| Exercise objective |
Without the pictures, print the lines running from the beginning of the material to the line containing "rows = list(range(len(categories)))", both ends included.

-- START OF Information provided --

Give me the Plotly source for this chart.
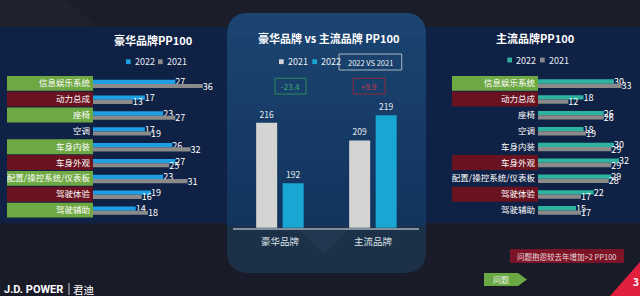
import plotly.graph_objects as go

W, H = 640, 296
def px(x): return x / W
def py(y): return 1 - y / H
def P(x, y): return f"{px(x):.5f},{py(y):.5f}"

# ---------------- data ----------------
categories = ["信息娱乐系统", "动力总成", "座椅", "空调", "车身内装", "车身外观",
              "配置/操控系统/仪表板", "驾驶体验", "驾驶辅助"]
luxury_2022 = [27, 17, 23, 17, 26, 27, 23, 19, 14]
luxury_2021 = [36, 13, 27, 19, 32, 25, 31, 16, 18]
mainstream_2022 = [30, 18, 26, 18, 30, 32, 29, 22, 15]
mainstream_2021 = [33, 12, 26, 19, 29, 29, 28, 17, 17]
luxury_tags = ["g", "r", "g", "", "g", "r", "g", "r", "g"]
mainstream_tags = ["g", "r", "", "", "", "r", "", "r", ""]
segments = ["豪华品牌", "主流品牌"]
total_2021 = [216, 209]
total_2022 = [192, 219]
change_labels = ["-23.4", "+9.9"]
years = ["2022", "2021"]

FONT = "Noto Sans CJK SC, Noto Sans, sans-serif"
BLUE = "#1e9fe3"
TEAL = "#2db3a0"
GRAY = "#8a8a8a"
LGRAY = "#d4d4d4"
CBLUE = "#1aa6d3"
GREEN_TAG = "#6ea843"
RED_TAG = "#6b1221"

fig = go.Figure()
rows = list(range(len(categories)))

common_h = dict(orientation="h", textposition="outside", cliponaxis=False,
                constraintext="none", textfont=dict(size=9, color="#ffffff"),
                hoverinfo="skip", marker_line_width=0)
# left chart
fig.add_bar(x=luxury_2022, y=rows, xaxis="x", yaxis="y", marker_color=BLUE,
            width=0.27, offset=-0.23, text=luxury_2022, **common_h)
fig.add_bar(x=luxury_2021, y=rows, xaxis="x", yaxis="y", marker_color=GRAY,
            width=0.26, offset=0.04, text=luxury_2021, **common_h)
# right chart
fig.add_bar(x=mainstream_2022, y=rows, xaxis="x3", yaxis="y3", marker_color=TEAL,
            width=0.27, offset=-0.25, text=mainstream_2022, **common_h)
fig.add_bar(x=mainstream_2021, y=rows, xaxis="x3", yaxis="y3", marker_color=GRAY,
            width=0.27, offset=0.02, text=mainstream_2021, **common_h)
# center chart
seg_x = list(range(len(segments)))
fig.add_bar(x=seg_x, y=total_2021, xaxis="x2", yaxis="y2", marker_color=LGRAY,
            marker_line_width=0,
            width=0.226, offset=-0.256, text=total_2021, textposition="outside",
            cliponaxis=False, textfont=dict(size=8.5, color="#e6ebf0"), hoverinfo="skip")
fig.add_bar(x=seg_x, y=total_2022, xaxis="x2", yaxis="y2", marker_color=CBLUE,
            marker_line_width=0,
            width=0.226, offset=0.029, text=total_2022, textposition="outside",
            cliponaxis=False, textfont=dict(size=8.5, color="#e6ebf0"), hoverinfo="skip")

shapes = []
annotations = []

def rect(x0, y0, x1, y1, color, line=None):
    d = dict(type="rect", xref="paper", yref="paper", x0=px(x0), x1=px(x1),
             y0=py(y1), y1=py(y0), fillcolor=color, layer="below")
    d["line"] = line if line else dict(width=0)
    shapes.append(d)

def path(pts, color, closed=True):
    d = "M " + " L ".join(P(*p) for p in pts) + (" Z" if closed else "")
    shapes.append(dict(type="path", xref="paper", yref="paper", path=d,
                       fillcolor=color, line=dict(width=0), layer="below"))

def text(x, y, s, size=9, color="#ffffff", xanchor="center", bold=False, family=FONT):
    annotations.append(dict(xref="paper", yref="paper", x=px(x), y=py(y), text=(f"<b>{s}</b>" if bold else s),
                            showarrow=False, xanchor=xanchor, yanchor="middle",
                            font=dict(size=size, color=color, family=family)))

# ---------------- background ----------------
rect(0, 0, 640, 27, "#1c1d2a")
path([(0, 0), (67, 0), (97, 27), (0, 27)], "#20212f")
rect(0, 27, 640, 223, "#0f2145")

# center panel (upper, rounded top)
up = (f"M {P(227,226)} L {P(227,35)} Q {P(227,13)} {P(249,13)} L {P(404,13)} "
      f"Q {P(426,13)} {P(426,35)} L {P(426,226)} Z")
shapes.append(dict(type="path", xref="paper", yref="paper", path=up,
                   fillcolor="#1b4470", line=dict(width=0), layer="below"))
top_c = (0x1b, 0x44, 0x70)
bot_c = (0x12, 0x35, 0x5d)
N = 12
for k in range(N):
    t = (k + 1) / N
    c = tuple(int(top_c[j] + (bot_c[j] - top_c[j]) * t) for j in range(3))
    y0 = 35 + (226 - 35) * k / N
    y1 = 35 + (226 - 35) * (k + 1) / N + 0.5
    rect(227, y0, 426, min(y1, 226), "#%02x%02x%02x" % c)
low = (f"M {P(227,226)} L {P(426,226)} L {P(426,251)} Q {P(426,273)} {P(404,273)} "
       f"L {P(249,273)} Q {P(227,273)} {P(227,251)} Z")
shapes.append(dict(type="path", xref="paper", yref="paper", path=low,
                   fillcolor="#1c3148", line=dict(width=0), layer="below"))
path([(297, 228), (350, 228), (323.5, 254)], "#213850")

# ---------------- tag boxes ----------------
for i, t in enumerate(luxury_tags):
    if t:
        shapes.append(dict(type="rect", xref="paper", yref="y", x0=px(7), x1=px(93),
                           y0=i - 0.47, y1=i + 0.47, line=dict(width=0), layer="below",
                           fillcolor=GREEN_TAG if t == "g" else RED_TAG))
for i, t in enumerate(mainstream_tags):
    if t:
        shapes.append(dict(type="rect", xref="paper", yref="y3", x0=px(452), x1=px(538),
                           y0=i - 0.47, y1=i + 0.47, line=dict(width=0), layer="below",
                           fillcolor=GREEN_TAG if t == "g" else RED_TAG))

# ---------------- titles & legends ----------------
text(153, 40, "豪华品牌PP100", size=11, bold=True)
text(535, 38.5, "主流品牌PP100", size=11, bold=True)
text(328.5, 37.5, "豪华品牌 vs 主流品牌 PP100", size=11, bold=True)

def legend_item(x, y, color, label):
    rect(x, y - 2.4, x + 4.7, y + 2.4, color)
    text(x + 6.5, y, label, size=9, color="#e8ecf2", xanchor="left")

legend_item(126, 61.7, BLUE, years[0])
legend_item(158, 61.7, GRAY, years[1])
legend_item(507.3, 60, TEAL, years[0])
legend_item(540, 60, GRAY, years[1])
legend_item(279, 61.7, LGRAY, years[1])
legend_item(312.3, 61.7, CBLUE, years[0])

# 2022 VS 2021 box
rect(339, 54, 401.7, 70, "rgba(0,0,0,0)", line=dict(color="#a9b6c4", width=1))
text(370.3, 62.2, "2022 VS 2021", size=7.5, color="#f0f3f6")
# change boxes
rect(275, 78.3, 306, 94, "rgba(0,0,0,0)", line=dict(color="#2b8a5e", width=1))
text(290.5, 86.3, change_labels[0], size=8, color="#3fae74")
rect(353.3, 78.3, 385, 94, "rgba(0,0,0,0)", line=dict(color="#8e2a3a", width=1))
text(369.2, 86.3, change_labels[1], size=8, color="#d2384a")

# ---------------- footer ----------------
text(2, 289, "J.D. POWER", size=11, bold=True, xanchor="left", family="Roboto, Noto Sans, sans-serif")
shapes.append(dict(type="line", xref="paper", yref="paper", x0=px(69), x1=px(69),
                   y0=py(295), y1=py(283), line=dict(color="#c8ccd4", width=1)))
text(71, 289, "君迪", size=10.5, xanchor="left")
rect(510, 249, 624, 263, "#7a1426")
text(567, 256, "问题抱怨较去年增加>2 PP100", size=7.5, color="#f2d6dc")
path([(484, 273), (518, 273), (527, 279.5), (518, 286), (484, 286)], "#6aa843")
text(501, 279.5, "问题", size=8, color="#eef5e8")
path([(610, 296), (640, 262), (640, 296)], "#e0203c")
text(631, 281, "3", size=10, bold=True, xanchor="left")

# ---------------- axes ----------------
ydom = [py(218.0), py(75.4)]
cat_axis = dict(domain=ydom, range=[8.5, -0.5], tickvals=rows, ticktext=categories,
                showgrid=False, zeroline=False, showline=False, ticks="",
                tickfont=dict(size=8.5, color="#ffffff", family=FONT), ticklabelstandoff=2,
                fixedrange=True)
val_axis = dict(range=[0, 40], visible=False, showgrid=False, zeroline=False, fixedrange=True)

fig.update_layout(
    width=W, height=H, margin=dict(l=0, r=0, t=0, b=0),
    paper_bgcolor="#1a1b28", plot_bgcolor="rgba(0,0,0,0)",
    showlegend=False, barmode="overlay",
    font=dict(family=FONT, color="#ffffff"),
    xaxis=dict(domain=[px(93), px(93 + 3.05 * 40)], anchor="y", **val_axis),
    yaxis=dict(anchor="x", **cat_axis),
    xaxis3=dict(domain=[px(538), px(538 + 2.53 * 40)], anchor="y3", **val_axis),
    yaxis3=dict(anchor="x3", **cat_axis),
    xaxis2=dict(domain=[px(233), px(419)], anchor="y2", range=[-0.505, 1.495],
                tickvals=seg_x, ticktext=segments, showgrid=False, zeroline=False,
                showline=True, linecolor="#7f8fa0", linewidth=1.5, ticks="",
                tickfont=dict(size=9.5, color="#dde3ea", family=FONT), ticklabelstandoff=4,
                fixedrange=True),
    yaxis2=dict(domain=[py(227.7), py(100)], anchor="x2", range=[174.4, 225],
                visible=False, showgrid=False, zeroline=False, fixedrange=True),
    shapes=shapes, annotations=annotations,
)

fig.write_html("out.html", config={"displayModeBar": False})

-- END OF Information provided --

| Result of this task |
Give me the Plotly source for this chart.
import plotly.graph_objects as go

W, H = 640, 296
def px(x): return x / W
def py(y): return 1 - y / H
def P(x, y): return f"{px(x):.5f},{py(y):.5f}"

# ---------------- data ----------------
categories = ["信息娱乐系统", "动力总成", "座椅", "空调", "车身内装", "车身外观",
              "配置/操控系统/仪表板", "驾驶体验", "驾驶辅助"]
luxury_2022 = [27, 17, 23, 17, 26, 27, 23, 19, 14]
luxury_2021 = [36, 13, 27, 19, 32, 25, 31, 16, 18]
mainstream_2022 = [30, 18, 26, 18, 30, 32, 29, 22, 15]
mainstream_2021 = [33, 12, 26, 19, 29, 29, 28, 17, 17]
luxury_tags = ["g", "r", "g", "", "g", "r", "g", "r", "g"]
mainstream_tags = ["g", "r", "", "", "", "r", "", "r", ""]
segments = ["豪华品牌", "主流品牌"]
total_2021 = [216, 209]
total_2022 = [192, 219]
change_labels = ["-23.4", "+9.9"]
years = ["2022", "2021"]

FONT = "Noto Sans CJK SC, Noto Sans, sans-serif"
BLUE = "#1e9fe3"
TEAL = "#2db3a0"
GRAY = "#8a8a8a"
LGRAY = "#d4d4d4"
CBLUE = "#1aa6d3"
GREEN_TAG = "#6ea843"
RED_TAG = "#6b1221"

fig = go.Figure()
rows = list(range(len(categories)))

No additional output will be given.